- _Source data_:
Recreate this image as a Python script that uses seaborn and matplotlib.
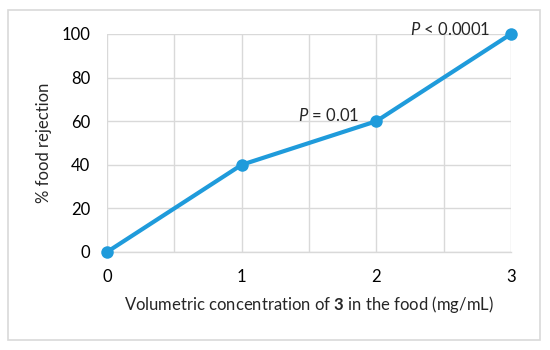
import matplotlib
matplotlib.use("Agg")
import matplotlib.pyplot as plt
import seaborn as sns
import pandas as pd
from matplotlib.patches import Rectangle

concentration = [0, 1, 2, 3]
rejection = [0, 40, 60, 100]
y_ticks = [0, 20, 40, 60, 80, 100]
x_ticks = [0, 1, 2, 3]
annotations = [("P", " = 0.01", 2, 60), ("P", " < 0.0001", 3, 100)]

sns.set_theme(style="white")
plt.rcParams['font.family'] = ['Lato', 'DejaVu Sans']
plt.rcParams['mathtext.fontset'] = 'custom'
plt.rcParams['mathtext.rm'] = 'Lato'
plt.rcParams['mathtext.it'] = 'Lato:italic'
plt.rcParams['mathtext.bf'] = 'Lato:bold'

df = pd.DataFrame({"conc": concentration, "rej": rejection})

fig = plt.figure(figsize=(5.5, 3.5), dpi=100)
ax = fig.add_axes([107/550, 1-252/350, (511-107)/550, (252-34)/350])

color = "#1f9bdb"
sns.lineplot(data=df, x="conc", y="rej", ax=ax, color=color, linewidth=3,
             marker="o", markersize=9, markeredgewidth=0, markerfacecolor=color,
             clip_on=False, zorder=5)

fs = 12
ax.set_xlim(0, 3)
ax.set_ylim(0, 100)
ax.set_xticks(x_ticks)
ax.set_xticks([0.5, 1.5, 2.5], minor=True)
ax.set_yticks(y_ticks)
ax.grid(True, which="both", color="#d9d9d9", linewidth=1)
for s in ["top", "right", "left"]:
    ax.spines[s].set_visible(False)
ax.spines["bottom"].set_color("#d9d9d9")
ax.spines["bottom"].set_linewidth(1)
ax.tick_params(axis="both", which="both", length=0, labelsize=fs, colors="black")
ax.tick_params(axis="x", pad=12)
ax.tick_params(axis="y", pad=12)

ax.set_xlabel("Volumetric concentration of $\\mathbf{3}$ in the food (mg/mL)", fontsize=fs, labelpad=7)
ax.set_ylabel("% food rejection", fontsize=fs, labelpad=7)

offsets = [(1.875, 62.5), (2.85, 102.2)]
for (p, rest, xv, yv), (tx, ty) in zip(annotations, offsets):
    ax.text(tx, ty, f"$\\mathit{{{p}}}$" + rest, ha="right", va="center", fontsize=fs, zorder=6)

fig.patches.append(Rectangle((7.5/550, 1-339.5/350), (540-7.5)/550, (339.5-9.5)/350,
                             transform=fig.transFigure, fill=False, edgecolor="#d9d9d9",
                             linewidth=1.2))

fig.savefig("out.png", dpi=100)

...

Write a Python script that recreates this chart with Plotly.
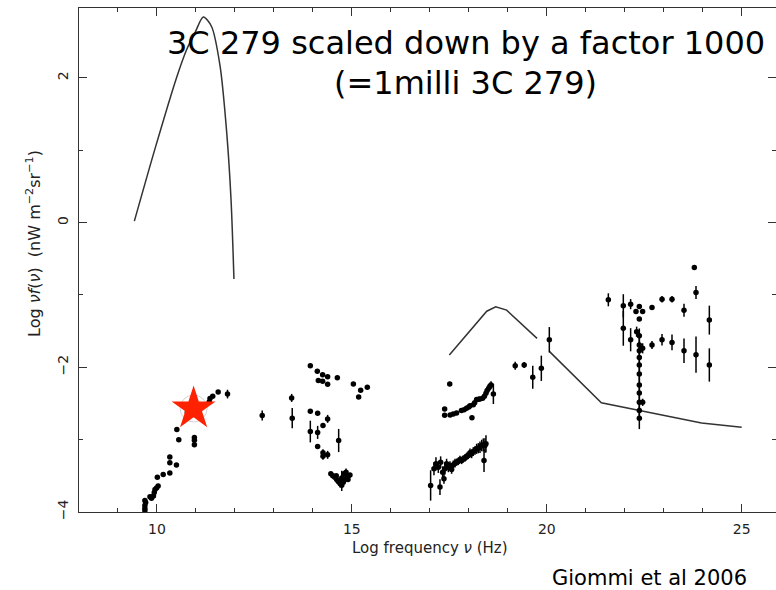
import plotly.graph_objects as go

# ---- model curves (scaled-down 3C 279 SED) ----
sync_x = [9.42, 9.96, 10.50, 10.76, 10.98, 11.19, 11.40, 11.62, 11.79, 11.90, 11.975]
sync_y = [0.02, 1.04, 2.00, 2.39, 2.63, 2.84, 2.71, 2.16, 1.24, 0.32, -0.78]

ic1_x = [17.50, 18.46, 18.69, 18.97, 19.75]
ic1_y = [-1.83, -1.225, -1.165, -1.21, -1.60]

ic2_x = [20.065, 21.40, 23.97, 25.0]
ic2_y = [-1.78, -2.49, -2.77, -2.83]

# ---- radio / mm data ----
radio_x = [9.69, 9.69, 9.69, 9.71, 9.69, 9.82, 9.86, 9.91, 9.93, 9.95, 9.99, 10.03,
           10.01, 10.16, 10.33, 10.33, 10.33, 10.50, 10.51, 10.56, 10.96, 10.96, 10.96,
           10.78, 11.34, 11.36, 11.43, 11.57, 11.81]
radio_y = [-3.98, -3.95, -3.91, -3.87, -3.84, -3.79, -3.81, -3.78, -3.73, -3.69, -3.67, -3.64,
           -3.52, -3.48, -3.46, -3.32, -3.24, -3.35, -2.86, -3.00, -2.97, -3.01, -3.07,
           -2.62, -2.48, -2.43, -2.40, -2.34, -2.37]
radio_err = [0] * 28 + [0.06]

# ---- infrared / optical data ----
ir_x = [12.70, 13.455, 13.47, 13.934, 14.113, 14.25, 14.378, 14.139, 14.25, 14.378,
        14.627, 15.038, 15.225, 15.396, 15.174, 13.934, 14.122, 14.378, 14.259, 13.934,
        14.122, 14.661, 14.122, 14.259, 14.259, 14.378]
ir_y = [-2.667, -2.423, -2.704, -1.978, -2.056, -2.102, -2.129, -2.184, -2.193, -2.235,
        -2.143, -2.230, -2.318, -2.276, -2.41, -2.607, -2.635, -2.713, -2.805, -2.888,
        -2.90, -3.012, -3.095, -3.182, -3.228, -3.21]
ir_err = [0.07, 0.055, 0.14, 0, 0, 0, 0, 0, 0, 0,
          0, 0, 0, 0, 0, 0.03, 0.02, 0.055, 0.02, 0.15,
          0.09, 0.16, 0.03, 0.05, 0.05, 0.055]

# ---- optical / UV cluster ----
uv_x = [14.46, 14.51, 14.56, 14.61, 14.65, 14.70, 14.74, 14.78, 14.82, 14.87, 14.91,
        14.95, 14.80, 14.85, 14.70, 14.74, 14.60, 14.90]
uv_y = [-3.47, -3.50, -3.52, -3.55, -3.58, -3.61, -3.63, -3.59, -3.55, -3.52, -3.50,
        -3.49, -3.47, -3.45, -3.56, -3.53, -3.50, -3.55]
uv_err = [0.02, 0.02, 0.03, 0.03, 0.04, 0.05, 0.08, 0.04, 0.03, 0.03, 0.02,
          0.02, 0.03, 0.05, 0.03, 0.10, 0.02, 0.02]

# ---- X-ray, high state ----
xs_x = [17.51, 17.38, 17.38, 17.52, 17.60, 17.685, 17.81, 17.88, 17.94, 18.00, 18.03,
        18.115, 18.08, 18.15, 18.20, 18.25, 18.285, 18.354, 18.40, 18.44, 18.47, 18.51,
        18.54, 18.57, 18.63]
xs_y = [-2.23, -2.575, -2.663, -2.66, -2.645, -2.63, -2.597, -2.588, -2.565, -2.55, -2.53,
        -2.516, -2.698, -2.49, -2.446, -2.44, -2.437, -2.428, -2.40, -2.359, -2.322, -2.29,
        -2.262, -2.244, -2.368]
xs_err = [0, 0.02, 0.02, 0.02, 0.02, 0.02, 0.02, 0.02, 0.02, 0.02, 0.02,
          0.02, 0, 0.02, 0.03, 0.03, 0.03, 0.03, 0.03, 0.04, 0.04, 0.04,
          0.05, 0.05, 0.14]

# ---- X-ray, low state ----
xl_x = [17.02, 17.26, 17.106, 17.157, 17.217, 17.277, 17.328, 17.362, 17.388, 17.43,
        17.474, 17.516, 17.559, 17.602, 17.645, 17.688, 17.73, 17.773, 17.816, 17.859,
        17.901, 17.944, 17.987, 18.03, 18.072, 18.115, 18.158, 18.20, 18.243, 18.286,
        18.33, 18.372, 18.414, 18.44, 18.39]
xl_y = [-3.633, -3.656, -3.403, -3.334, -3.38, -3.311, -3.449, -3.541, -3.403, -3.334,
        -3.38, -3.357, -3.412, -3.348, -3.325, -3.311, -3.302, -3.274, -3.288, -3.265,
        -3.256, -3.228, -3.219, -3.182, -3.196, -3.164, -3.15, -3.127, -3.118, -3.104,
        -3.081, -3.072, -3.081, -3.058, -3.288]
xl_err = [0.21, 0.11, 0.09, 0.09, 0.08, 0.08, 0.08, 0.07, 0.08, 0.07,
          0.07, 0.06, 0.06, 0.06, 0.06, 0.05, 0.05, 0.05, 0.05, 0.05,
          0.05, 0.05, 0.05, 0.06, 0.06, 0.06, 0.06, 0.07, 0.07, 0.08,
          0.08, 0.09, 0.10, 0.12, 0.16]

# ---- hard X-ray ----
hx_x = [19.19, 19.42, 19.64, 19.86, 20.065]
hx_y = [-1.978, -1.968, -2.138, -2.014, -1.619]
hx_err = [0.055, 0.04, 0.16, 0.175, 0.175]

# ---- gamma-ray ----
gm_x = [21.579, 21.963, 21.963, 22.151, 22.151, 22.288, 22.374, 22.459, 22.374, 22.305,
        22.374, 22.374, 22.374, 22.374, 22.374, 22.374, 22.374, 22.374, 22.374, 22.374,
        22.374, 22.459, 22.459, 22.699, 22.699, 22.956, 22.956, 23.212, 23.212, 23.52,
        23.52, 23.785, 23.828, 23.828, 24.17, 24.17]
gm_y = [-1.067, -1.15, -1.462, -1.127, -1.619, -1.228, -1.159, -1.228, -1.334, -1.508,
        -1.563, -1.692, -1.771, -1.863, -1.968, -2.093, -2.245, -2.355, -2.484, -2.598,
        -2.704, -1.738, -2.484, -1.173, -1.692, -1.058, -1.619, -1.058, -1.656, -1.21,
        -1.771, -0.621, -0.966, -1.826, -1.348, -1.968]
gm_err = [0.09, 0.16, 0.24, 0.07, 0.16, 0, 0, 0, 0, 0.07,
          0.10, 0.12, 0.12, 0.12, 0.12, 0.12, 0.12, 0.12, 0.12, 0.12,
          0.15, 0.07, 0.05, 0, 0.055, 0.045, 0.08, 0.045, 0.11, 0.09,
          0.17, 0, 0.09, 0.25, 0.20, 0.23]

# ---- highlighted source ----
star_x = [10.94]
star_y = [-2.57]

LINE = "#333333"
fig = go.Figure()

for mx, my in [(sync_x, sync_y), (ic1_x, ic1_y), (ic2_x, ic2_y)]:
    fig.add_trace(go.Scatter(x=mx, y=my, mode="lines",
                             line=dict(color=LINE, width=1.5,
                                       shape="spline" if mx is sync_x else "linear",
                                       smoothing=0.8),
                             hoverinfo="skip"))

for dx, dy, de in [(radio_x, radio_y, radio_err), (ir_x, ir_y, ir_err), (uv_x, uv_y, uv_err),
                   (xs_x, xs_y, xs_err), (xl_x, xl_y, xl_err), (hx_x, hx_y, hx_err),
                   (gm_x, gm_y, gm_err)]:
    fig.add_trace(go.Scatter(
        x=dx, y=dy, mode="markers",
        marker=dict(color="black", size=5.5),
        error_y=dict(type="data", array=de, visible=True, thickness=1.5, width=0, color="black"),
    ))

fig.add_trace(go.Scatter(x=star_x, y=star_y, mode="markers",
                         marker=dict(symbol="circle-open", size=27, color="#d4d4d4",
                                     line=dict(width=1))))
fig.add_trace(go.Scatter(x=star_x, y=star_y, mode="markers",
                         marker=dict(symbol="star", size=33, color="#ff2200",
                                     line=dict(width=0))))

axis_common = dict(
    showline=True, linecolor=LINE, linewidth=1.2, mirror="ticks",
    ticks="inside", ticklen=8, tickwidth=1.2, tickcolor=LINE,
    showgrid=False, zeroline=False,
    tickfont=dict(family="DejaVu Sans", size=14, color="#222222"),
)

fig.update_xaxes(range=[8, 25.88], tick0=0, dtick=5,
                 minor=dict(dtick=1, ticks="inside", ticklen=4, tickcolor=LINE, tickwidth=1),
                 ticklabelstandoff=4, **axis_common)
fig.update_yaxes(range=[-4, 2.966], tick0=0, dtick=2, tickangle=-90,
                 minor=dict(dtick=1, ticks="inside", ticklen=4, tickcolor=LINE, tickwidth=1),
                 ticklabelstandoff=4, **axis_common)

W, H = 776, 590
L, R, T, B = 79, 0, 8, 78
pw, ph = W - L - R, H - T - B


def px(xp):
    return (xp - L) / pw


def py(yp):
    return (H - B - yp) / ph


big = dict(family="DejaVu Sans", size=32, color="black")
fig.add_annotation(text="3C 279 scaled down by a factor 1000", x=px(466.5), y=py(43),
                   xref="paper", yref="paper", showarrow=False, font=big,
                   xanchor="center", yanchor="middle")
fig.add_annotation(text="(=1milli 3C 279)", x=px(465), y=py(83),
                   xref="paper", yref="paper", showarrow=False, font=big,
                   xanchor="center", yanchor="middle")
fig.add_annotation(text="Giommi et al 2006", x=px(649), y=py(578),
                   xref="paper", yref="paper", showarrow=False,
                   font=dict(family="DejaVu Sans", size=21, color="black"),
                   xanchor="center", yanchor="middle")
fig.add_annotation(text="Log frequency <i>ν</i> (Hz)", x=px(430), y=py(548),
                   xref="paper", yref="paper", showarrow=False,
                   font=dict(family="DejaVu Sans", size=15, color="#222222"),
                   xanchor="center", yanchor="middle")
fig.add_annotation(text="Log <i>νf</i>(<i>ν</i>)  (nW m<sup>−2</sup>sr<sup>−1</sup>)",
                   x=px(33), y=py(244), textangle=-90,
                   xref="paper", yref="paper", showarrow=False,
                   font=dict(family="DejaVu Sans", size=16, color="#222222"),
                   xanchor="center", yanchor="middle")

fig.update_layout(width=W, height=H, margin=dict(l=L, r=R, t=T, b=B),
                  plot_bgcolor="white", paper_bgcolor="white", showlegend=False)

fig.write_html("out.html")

- _Goal_: Skip all pictures and retype only the stretch from the line that holds "Write a Python" through the line that holds "0.02, 0.03, 0.05, 0.03, 0.10, 0.02, 0.02]", exactly as written.

- _Answer to the problem_:
Write a Python script that recreates this chart with Plotly.
import plotly.graph_objects as go

# ---- model curves (scaled-down 3C 279 SED) ----
sync_x = [9.42, 9.96, 10.50, 10.76, 10.98, 11.19, 11.40, 11.62, 11.79, 11.90, 11.975]
sync_y = [0.02, 1.04, 2.00, 2.39, 2.63, 2.84, 2.71, 2.16, 1.24, 0.32, -0.78]

ic1_x = [17.50, 18.46, 18.69, 18.97, 19.75]
ic1_y = [-1.83, -1.225, -1.165, -1.21, -1.60]

ic2_x = [20.065, 21.40, 23.97, 25.0]
ic2_y = [-1.78, -2.49, -2.77, -2.83]

# ---- radio / mm data ----
radio_x = [9.69, 9.69, 9.69, 9.71, 9.69, 9.82, 9.86, 9.91, 9.93, 9.95, 9.99, 10.03,
           10.01, 10.16, 10.33, 10.33, 10.33, 10.50, 10.51, 10.56, 10.96, 10.96, 10.96,
           10.78, 11.34, 11.36, 11.43, 11.57, 11.81]
radio_y = [-3.98, -3.95, -3.91, -3.87, -3.84, -3.79, -3.81, -3.78, -3.73, -3.69, -3.67, -3.64,
           -3.52, -3.48, -3.46, -3.32, -3.24, -3.35, -2.86, -3.00, -2.97, -3.01, -3.07,
           -2.62, -2.48, -2.43, -2.40, -2.34, -2.37]
radio_err = [0] * 28 + [0.06]

# ---- infrared / optical data ----
ir_x = [12.70, 13.455, 13.47, 13.934, 14.113, 14.25, 14.378, 14.139, 14.25, 14.378,
        14.627, 15.038, 15.225, 15.396, 15.174, 13.934, 14.122, 14.378, 14.259, 13.934,
        14.122, 14.661, 14.122, 14.259, 14.259, 14.378]
ir_y = [-2.667, -2.423, -2.704, -1.978, -2.056, -2.102, -2.129, -2.184, -2.193, -2.235,
        -2.143, -2.230, -2.318, -2.276, -2.41, -2.607, -2.635, -2.713, -2.805, -2.888,
        -2.90, -3.012, -3.095, -3.182, -3.228, -3.21]
ir_err = [0.07, 0.055, 0.14, 0, 0, 0, 0, 0, 0, 0,
          0, 0, 0, 0, 0, 0.03, 0.02, 0.055, 0.02, 0.15,
          0.09, 0.16, 0.03, 0.05, 0.05, 0.055]

# ---- optical / UV cluster ----
uv_x = [14.46, 14.51, 14.56, 14.61, 14.65, 14.70, 14.74, 14.78, 14.82, 14.87, 14.91,
        14.95, 14.80, 14.85, 14.70, 14.74, 14.60, 14.90]
uv_y = [-3.47, -3.50, -3.52, -3.55, -3.58, -3.61, -3.63, -3.59, -3.55, -3.52, -3.50,
        -3.49, -3.47, -3.45, -3.56, -3.53, -3.50, -3.55]
uv_err = [0.02, 0.02, 0.03, 0.03, 0.04, 0.05, 0.08, 0.04, 0.03, 0.03, 0.02,
          0.02, 0.03, 0.05, 0.03, 0.10, 0.02, 0.02]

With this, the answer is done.